User Interfaces are not data structures

I have had the same discussion on a number of fronts over the last few weeks, so I figured I'd write a blog post about it.

Basically, the gist is that how we allow users to enter data into our application, how we store that data in memory, and how we persist that data are all different things. Requiring that the UI have a one-to-one mapping with the internal data structures is bad for the users and could be bad for performance.

User Stories

Doing Agile (in fact doing most software development) means capturing User Stories that describe what the user wants to do with the system.

User Stories are powerful because they allow the folks building the system to listen to the folks using the system so that the folks building the system can build what user's want.

That's not to say we all can't listen to a lot of users and extrapolate across their user stories into a system that is better than the sum of the user stories, but as a starting point, we all want to focus on what the user wants to do.

The User Interface

The systems that we build have an interface that users use. The users perform actions via the user interface that allow the users to use the system and perform the activities outlined in the user stories.

Note the number of times I said "user" in the above sentence. We are building systems for users and that's our focus.

The User Stories and the User Interface are the "whats" of the system. They are "what the users want to do."

How it's done

Let's think about a word processor. Should there be a one-to-one correspondence between a letter in the word processor's UI and an object in memory? Should that object contain all the attributes of the letter on the screen (X-Y location in the window, font, color, etc)? Or should the representation in memory be rich enough to recreate a WYSIWYG representation, a printed representation, and perhaps a "fast mode" representation?

How ever the data is represented in memory, it should be reasonable for the task.

This means that often we will have multiple representations. We may have a representation that is optimal for user editing (for example, converting a database schema into a representation for editing a record in the database a la Lift's Wizard) and another representation that's optimized for on-going computation (for example, caching database records in local address space rather than making a query each time we need a record.)

But the way that the data is represented in memory and the way that the data is presented to the user are two entirely different things.

How it's stored

How we persist data is different than how it's represented in memory. Why? Because we have different needs for each.

For example, we may choose to persist data in JSON format so that the data can be read by humans and exchanged with a wide variety of systems.

We may choose to persist data in a compressed binary format for very fast transmission to other systems.

We may choose to persist data in an RDBMS so that we have transactional integrity.

How we persist the data is independent of how we represent the data in memory. While it's useful to have a unified representation because writing translation layers is bulky and time consuming, there is nothing that requires the persisted data to be in the same format is it is when it's in memory.
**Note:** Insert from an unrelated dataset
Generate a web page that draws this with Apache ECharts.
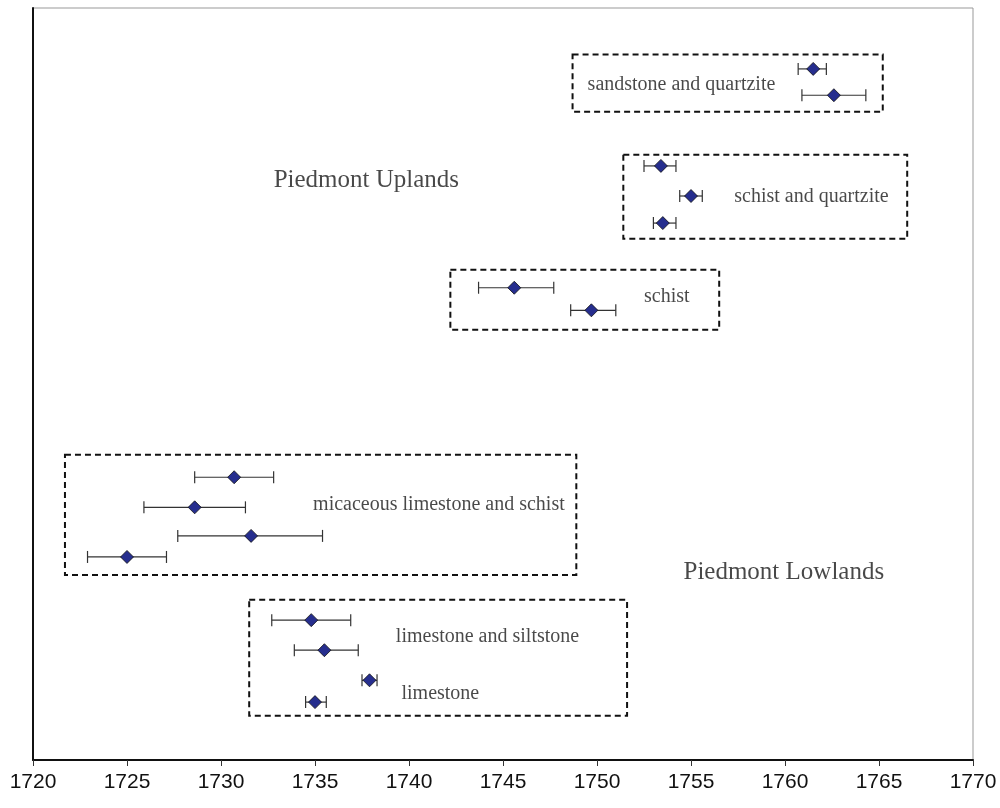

It may be that we keep format in the same file as our word processor's content. Or we may choose to have HTML for the content and CSS for the format and store each in a separate file… or store both in a single file, but in different buckets.

Good design

As one goes through a system, a good design starts with the user and focusing on the user stories and how the user is going to use the system.

The in-memory representation of the data should be optimized based on balancing developer effort (initial and maintenance over time), system performance, and system limitations.

The persisted representation of the data should be optimized using similar criteria.

What is most important in any of the representations, however, is not forcing one representation to guide the features of the system. In fact, there may be multiple in-memory representations (e.g., a representation for fast display and a representation for fast search). There may be multiple persistent representations (save as Word, save as HTML, save as Markdown).

As we build our systems, would should focus on the user first and build representations of our data to suit the user's needs.